■ Improvisan hogar en vagón abandonado
Desesperanza a la orilla de las vías
Ampliar la imagen Natalia y sus hijos se han acostumbrado al reducido espacio y a la falta de servicios. La mujer argumenta que otras zonas son más inseguras o están fuera de sus posibilidades económicas Foto: Leopoldo Ramos
Ampliar la imagen Reyna y José viven junto con su madre, Natalia Granados, en un vagón de ferrocarril abandonado cerca de la zona industrial de Ramos Arizpe, Coahuila Foto: Leopoldo Ramos
Ramos Arizpe, Coah. 2 de agosto. Natalia no pierde la sonrisa, salvo cuando recuerda a su hijo mayor, José Alberto, quien murió hace un año, justo cuando cumplió los 15, quizás fastidiado por la miseria.
“Se ahorcó”, dice esta ama de casa de 34 años de edad, quien se esfuerza para que la voz no se le quiebre al hablar de quien le ayudó “desde niño” a conseguir unas cuantas monedas.
“Fue en la noche, cuando estábamos dormidos. Nos dimos cuenta en la mañana, cuando salí a buscarlo. No lo vi acostado en su cama.

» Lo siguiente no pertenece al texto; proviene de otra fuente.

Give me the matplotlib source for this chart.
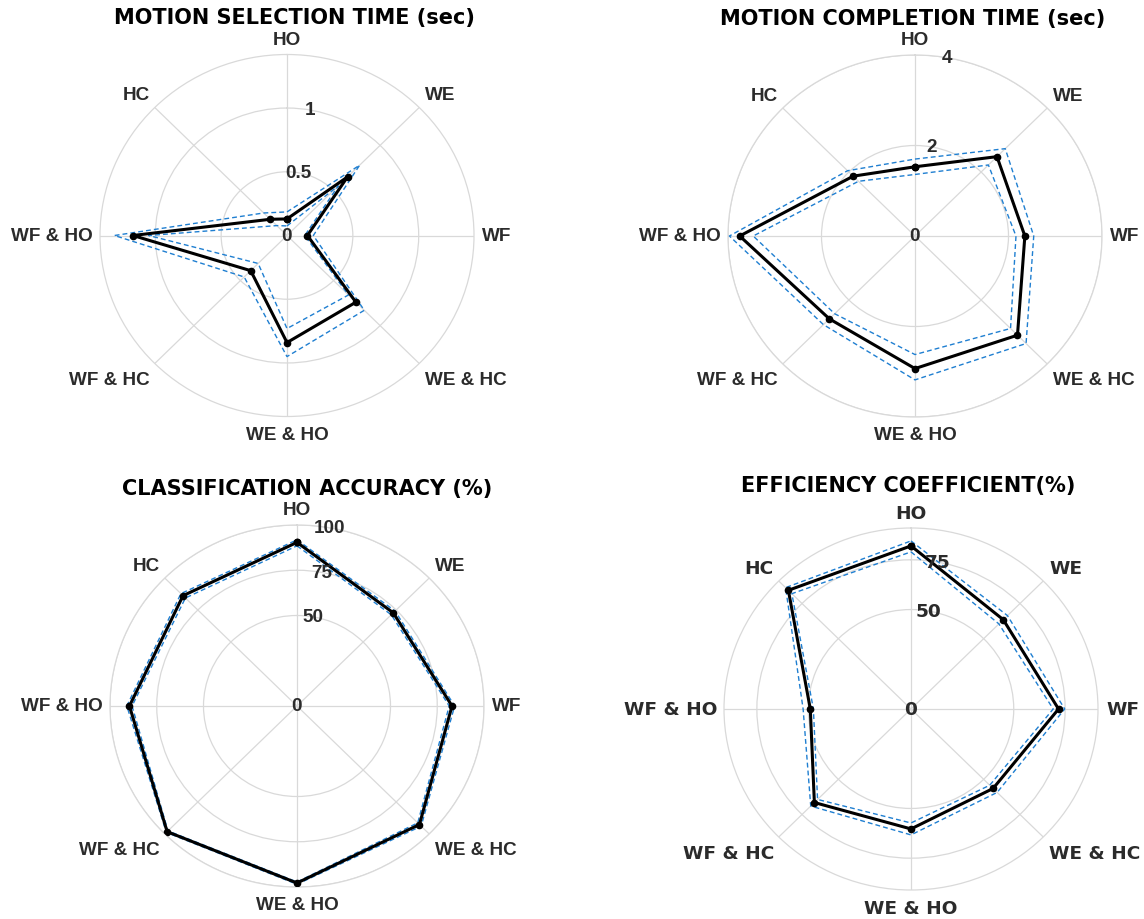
import matplotlib
matplotlib.use("Agg")
import matplotlib.pyplot as plt
import numpy as np

# --- Data ---
MOTIONS = ["HO", "WE", "WF", "WE & HC", "WE & HO", "WF & HC", "WF & HO", "HC"]

# motion selection time (sec)
selection_mean = [0.13, 0.65, 0.155, 0.74, 0.84, 0.39, 1.17, 0.18]
selection_low = [0.075, 0.55, 0.135, 0.66, 0.73, 0.31, 1.05, 0.11]
selection_high = [0.185, 0.78, 0.20, 0.83, 0.95, 0.46, 1.31, 0.25]
selection_ticks = [0, 0.5, 1]
selection_ticklabels = ["0", "0.5", "1"]

# motion completion time (sec)
completion_mean = [1.53, 2.48, 2.35, 3.10, 2.93, 2.59, 3.75, 1.87]
completion_low = [1.36, 2.22, 2.16, 2.89, 2.62, 2.43, 3.46, 1.71]
completion_high = [1.70, 2.73, 2.54, 3.36, 3.18, 2.77, 3.97, 2.04]
completion_ticks = [0, 2, 4]
completion_ticklabels = ["0", "2", "4"]

# classification accuracy (%)
accuracy_mean = [90.4, 72.8, 82.9, 92.6, 97.8, 98.2, 89.6, 86.2]
accuracy_low = [88.5, 71.3, 81.4, 91.3, 97.2, 97.6, 88.2, 84.4]
accuracy_high = [91.8, 74.2, 84.3, 93.9, 98.5, 98.8, 91.0, 87.8]
accuracy_ticks = [0, 50, 75, 100]
accuracy_ticklabels = ["0", "50", "75", "100"]

# efficiency coefficient (%)
efficiency_mean = [82.0, 63.5, 71.8, 56.5, 60.3, 66.5, 49.0, 84.4]
efficiency_low = [79.0, 60.5, 69.2, 54.2, 57.3, 64.3, 47.5, 82.0]
efficiency_high = [84.5, 66.4, 74.8, 59.3, 63.3, 69.0, 52.5, 86.3]
efficiency_ticks = [0, 50, 75]
efficiency_ticklabels = ["0", "50", "75"]

# --- Style ---
W, H = 1144, 920
GRID = "#d9d9d9"
BAND = "#1f7fd1"
LABEL = "#2b2b2b"
RX, RY = 187, 181  # half width / height of each radar in pixels

# label placement per spoke: (ha, dx, dy) in pixels from the outer ring
LABEL_POS = [
    ("center", 0, 15), ("left", 6, 13), ("left", 8, 0), ("left", 6, -16),
    ("center", 0, -18), ("right", -5, -16), ("right", -7, 0), ("right", -5, 13),
]


def radar(fig, center, title, title_xy, mean, low, high, rmax, ticks, ticklabels,
          family, lsize):
    cx, cy = center
    rect = [(cx - RX) / W, 1 - (cy + RY) / H, 2 * RX / W, 2 * RY / H]
    ax = fig.add_axes(rect, projection="polar")
    ax.set_theta_zero_location("N")
    ax.set_theta_direction(-1)
    ax.set_aspect("auto")

    angles = np.arange(len(MOTIONS)) * 2 * np.pi / len(MOTIONS)
    closed = np.append(angles, angles[0])

    for band in (low, high):
        ax.plot(closed, np.append(band, band[0]), color=BAND, lw=1.0,
                ls=(0, (3.5, 2.2)), zorder=3)
    ax.plot(closed, np.append(mean, mean[0]), color="black", lw=2.2,
            marker="o", ms=4.5, zorder=4)

    ax.set_ylim(0, rmax)
    ax.set_xticks(angles)
    ax.set_xticklabels([])
    ax.set_yticks(ticks[1:])
    ax.set_yticklabels([])
    ax.grid(True, color=GRID, lw=0.9)
    ax.spines["polar"].set_color(GRID)
    ax.spines["polar"].set_linewidth(0.9)
    ax.tick_params(length=0)

    for ang, name, (ha, dx, dy) in zip(angles, MOTIONS, LABEL_POS):
        ax.annotate(name, xy=(ang, rmax), xytext=(dx, dy), textcoords="offset pixels",
                    ha=ha, va="center", fontsize=lsize, fontweight="bold",
                    family=family, color=LABEL, annotation_clip=False)

    for t, lab in zip(ticks, ticklabels):
        ax.text(np.deg2rad(10), t, lab, ha="center", va="center", fontsize=lsize,
                fontweight="bold", family=family, color=LABEL, zorder=5)

    fig.text(title_xy[0] / W, 1 - title_xy[1] / H, title, ha="center", va="center",
             fontsize=15, fontweight="bold", family="DejaVu Sans", color="black")
    return ax


def main():
    fig = plt.figure(figsize=(W / 100, H / 100), dpi=100)
    fig.patch.set_facecolor("white")

    arial = ["Liberation Sans", "DejaVu Sans"]
    radar(fig, (287, 236.5), "MOTION SELECTION TIME (sec)", (294, 18),
          selection_mean, selection_low, selection_high, 1.42,
          selection_ticks, selection_ticklabels, arial, 13.6)
    radar(fig, (915, 237), "MOTION COMPLETION TIME (sec)", (913, 19),
          completion_mean, completion_low, completion_high, 4.0,
          completion_ticks, completion_ticklabels, arial, 13.6)
    radar(fig, (297, 707), "CLASSIFICATION ACCURACY (%)", (307, 489),
          accuracy_mean, accuracy_low, accuracy_high, 100,
          accuracy_ticks, accuracy_ticklabels, arial, 13.6)
    radar(fig, (911, 710), "EFFICIENCY COEFFICIENT(%)", (908, 486),
          efficiency_mean, efficiency_low, efficiency_high, 91,
          efficiency_ticks, efficiency_ticklabels, ["DejaVu Sans"], 13.3)

    fig.savefig("out.png", dpi=100, facecolor="white")


if __name__ == "__main__":
    main()
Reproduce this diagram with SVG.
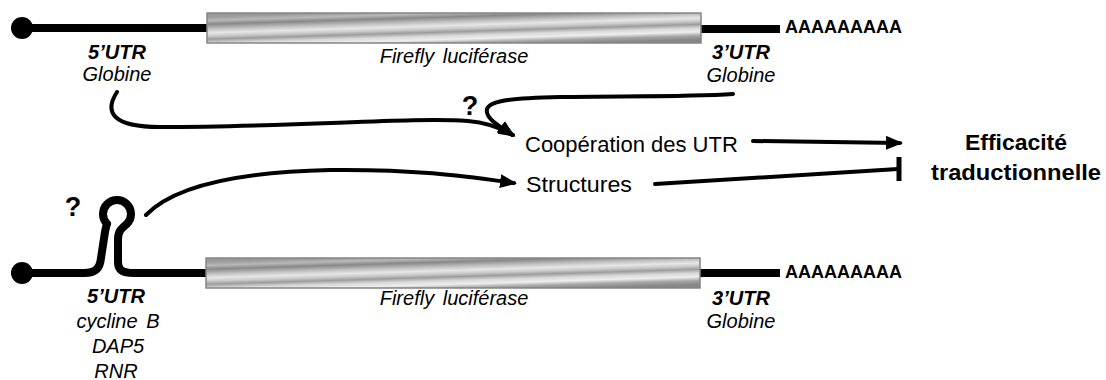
<svg xmlns="http://www.w3.org/2000/svg" width="1106" height="380" viewBox="0 0 1106 380">
<style>
  text { font-family: "Liberation Sans", Arial, sans-serif; fill: #000; }
  .lbl { font-size: 20px; font-style: italic; text-anchor: middle; }
  .lblb { font-size: 20px; font-style: italic; font-weight: bold; text-anchor: middle; }
  .polya { font-size: 18px; font-weight: bold; }
  .q { font-size: 27px; font-weight: bold; text-anchor: middle; }
  .main { font-size: 22px; }
  .eff { font-size: 22px; font-weight: bold; text-anchor: middle; }
  .rna { fill: none; stroke: #000; stroke-width: 8; stroke-linejoin: round; }
  .bar { stroke: #858585; stroke-width: 1.5; fill: url(#metal); }
  .conn { fill: none; stroke: #000; stroke-width: 4; stroke-linecap: round; }
</style>
<defs>
  <linearGradient id="metal" x1="0.25" y1="0" x2="0.75" y2="1">
    <stop offset="0" stop-color="#9a9a9a"/>
    <stop offset="0.1" stop-color="#b8b8b8"/>
    <stop offset="0.2" stop-color="#888888"/>
    <stop offset="0.32" stop-color="#bebebe"/>
    <stop offset="0.43" stop-color="#e6e6e6"/>
    <stop offset="0.52" stop-color="#c8c8c8"/>
    <stop offset="0.6" stop-color="#9c9c9c"/>
    <stop offset="0.7" stop-color="#d8d8d8"/>
    <stop offset="0.8" stop-color="#eeeeee"/>
    <stop offset="0.9" stop-color="#a6a6a6"/>
    <stop offset="1" stop-color="#888888"/>
  </linearGradient>
  <marker id="ah" markerUnits="userSpaceOnUse" markerWidth="20" markerHeight="16" refX="14" refY="7" orient="auto">
    <path d="M0,0 L17,7 L0,14 z" fill="#000"/>
  </marker>
</defs>

<g id="mrna-top">
  <circle cx="22" cy="28" r="11" fill="#000"/>
  <line x1="22" y1="28" x2="208" y2="28" class="rna"/>
  <line x1="700" y1="29" x2="780" y2="29" class="rna"/>
  <rect x="207" y="13" width="494" height="30" class="bar"/>
  <text x="785" y="33" class="polya">AAAAAAAAA</text>
</g>
<g id="label-top-5utr">
  <text x="117" y="59" class="lblb">5’UTR</text>
  <text x="117" y="81" class="lbl">Globine</text>
</g>
<g id="label-top-ff">
  <text x="454" y="63" class="lbl" word-spacing="3">Firefly luciférase</text>
</g>
<g id="label-top-3utr">
  <text x="741" y="59" class="lblb">3’UTR</text>
  <text x="741" y="82" class="lbl">Globine</text>
</g>

<g id="mrna-bottom">
  <circle cx="22" cy="273" r="11" fill="#000"/>
  <path class="rna" d="M22 273 H84 C96 273 100 268 101 258 L105 232 C106 228 106 226 107.1 223.9 A14 14 0 1 1 126.9 223.9 C121 229 118 231 118 240 L118 262 C118 270 122 273 134 273 H208"/>
  <line x1="699" y1="273" x2="780" y2="273" class="rna"/>
  <rect x="206" y="258" width="494" height="30" class="bar"/>
  <text x="785" y="278" class="polya">AAAAAAAAA</text>
  <text x="73" y="216" class="q">?</text>
</g>
<g id="label-bottom-5utr">
  <text x="116" y="303" class="lblb">5’UTR</text>
  <text x="118" y="328" class="lbl" word-spacing="3">cycline B</text>
  <text x="118" y="353" class="lbl">DAP5</text>
  <text x="116" y="378" class="lbl">RNR</text>
</g>
<g id="label-bottom-ff">
  <text x="454" y="305" class="lbl" word-spacing="3">Firefly luciférase</text>
</g>
<g id="label-bottom-3utr">
  <text x="741" y="305" class="lblb">3’UTR</text>
  <text x="741" y="328" class="lbl">Globine</text>
</g>

<g id="node-coop">
  <text x="525" y="152" class="main">Coopération des UTR</text>
</g>
<g id="node-struct">
  <text x="526" y="192" class="main" textLength="106" lengthAdjust="spacingAndGlyphs">Structures</text>
</g>
<g id="node-eff">
  <text x="1016" y="150" class="eff" textLength="102" lengthAdjust="spacingAndGlyphs">Efficacité</text>
  <text x="1016" y="180" class="eff" textLength="170" lengthAdjust="spacingAndGlyphs">traductionnelle</text>
</g>
<g id="q-top">
  <text x="470" y="115" class="q">?</text>
</g>

<g id="connectors">
  <path class="conn" d="M117 92 C104 112 112 127 160 127 C300 127 410 117 468 121 C490 123 503 129 513 135" marker-end="url(#ah)"/>
  <path class="conn" d="M733 94 C690 97 620 96 560 97 C515 98 490 100 487 109 C485 119 500 126 512 135" marker-end="url(#ah)"/>
  <path class="conn" d="M146 215 C175 185 240 172 330 170 C420 169 470 177 514 183" marker-end="url(#ah)"/>
  <path class="conn" d="M753 141 L900 143" stroke-width="5" marker-end="url(#ah)"/>
  <path class="conn" d="M655 184 L898 169" stroke-width="4.5" stroke-linecap="butt"/>
  <line x1="899" y1="157" x2="899" y2="181" stroke="#000" stroke-width="5"/>
</g>
</svg>
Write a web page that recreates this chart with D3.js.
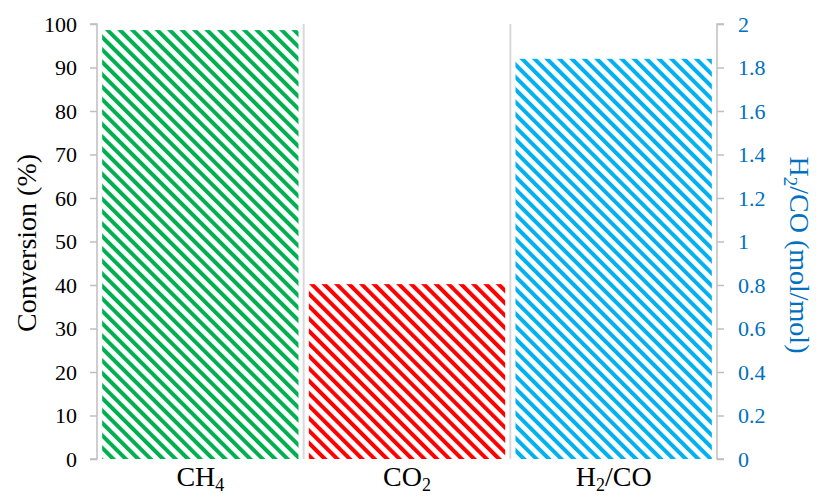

De ahí ató una cuerda y se dejó caer”, dice y apunta a la escalera de metal soldada al vagón de ferrocarril abandonado cerca de la zona industrial de Ramos Arizpe, donde vive con sus tres hijos: Jesús, de siete años de edad; Reyna Esperanza, de 12, y Cecilia, de 14.
Natalia Granados Gutiérrez observa con detenimiento las flores recién regadas que puso en el sitio donde su hijo mayor se quitó la vida. “Hace 12 años decidimos abandonar San Martín de Las Vacas –ejido al que se llega por la antigua carretera a Monclova– con la esperanza de encontrar mejor nivel de vida en Ramos Arizpe”, bastión del Partido Acción Nacional en la entidad.
Salió del pueblo en compañía de su esposo, quien era alcohólico y la abandonó hace seis años. “Cuando se fue los niños lo extrañaban, pero a fin de cuentas no trabajaba y siempre estaba borracho”, recordó. Contó que hace algunos días un conocido le informó que su marido se encontraba en un hospital, abatido por la cirrosis.
–¿Ha ido a visitarlo?
–No. Tengo que trabajar. Con un día que no trabaje no hay comida. Además, no tengo con quién dejar a los niños –responde con la mirada clavada en el suelo.
Natalia y sus hijos ocuparon el vagón cuando llegaron de su pueblo y nadie les cobra renta ni amenaza con desalojarlos. En el vagón contiguo al de Natalia vive otra familia. Hasta hace dos años había cinco carros ocupados.
“Antes éramos más los que vivíamos así. Estaba mejor, porque entre todos nos ayudábamos, pero a algunos les dieron casa; otros se fueron a otras ciudades y ya nada más quedamos nosotros”, dijo.
En el vagón Natalia adaptó una recámara en la que duermen sus dos hijos más pequeños; también instaló una especie de estancia con una televisión; otra parte sirve de cocina y recámara, donde duerme con su hija mayor.
A falta de baño, tienen que ir al monte o pedir que les dejen usar el de alguna de las viviendas cercanas. La energía eléctrica se las proporciona una vecina y el agua la acarrean en botes desde una toma comunitaria que está a 200 metros.
Natalia comentó que sus dos hijos más pequeños acuden a una escuela primaria localizada a cinco cuadras y la mayor cursa la secundaria. Ella se gana el sustento limpiando casas, lavando y planchando ajeno. Gana 50 pesos diarios, con los que compra frijoles y arroz, principalmente.
Cuando se le pregunta si las autoridades le han ofrecido una alternativa de vivienda, contestó: “Uno se acostumbra a vivir así. Con tantos años en la pobreza, ya no resulta extraño. Hace tiempo nos querían mandar a El Mirador (una colonia en el surponiente del municipio), pero no quise, porque allá hay mucho pandillero, la escuela de los niños queda muy lejos y pagaría renta. ¿De dónde?”
Para divertirse, los niños lanzan piedras al tren de carga y saludan a los migrantes centroamericanos que se dirigen a Estados Unidos.
Natalia aseguró que la mejor época del año para ella y sus hijos es la primavera, pues el frío amaina y el calor es incipiente. “En el invierno se siente mucho, frío por el fierro, pero cuando hace calor ni le cuento: no puede uno dormir, siente que se ahoga”, apuntó.
–¿Y cuando pasa el tren?
–Huy, todo se mueve. A veces se siente como si el vagón se fuera a voltear, pero no pasa nada. Ya estamos acostumbrados.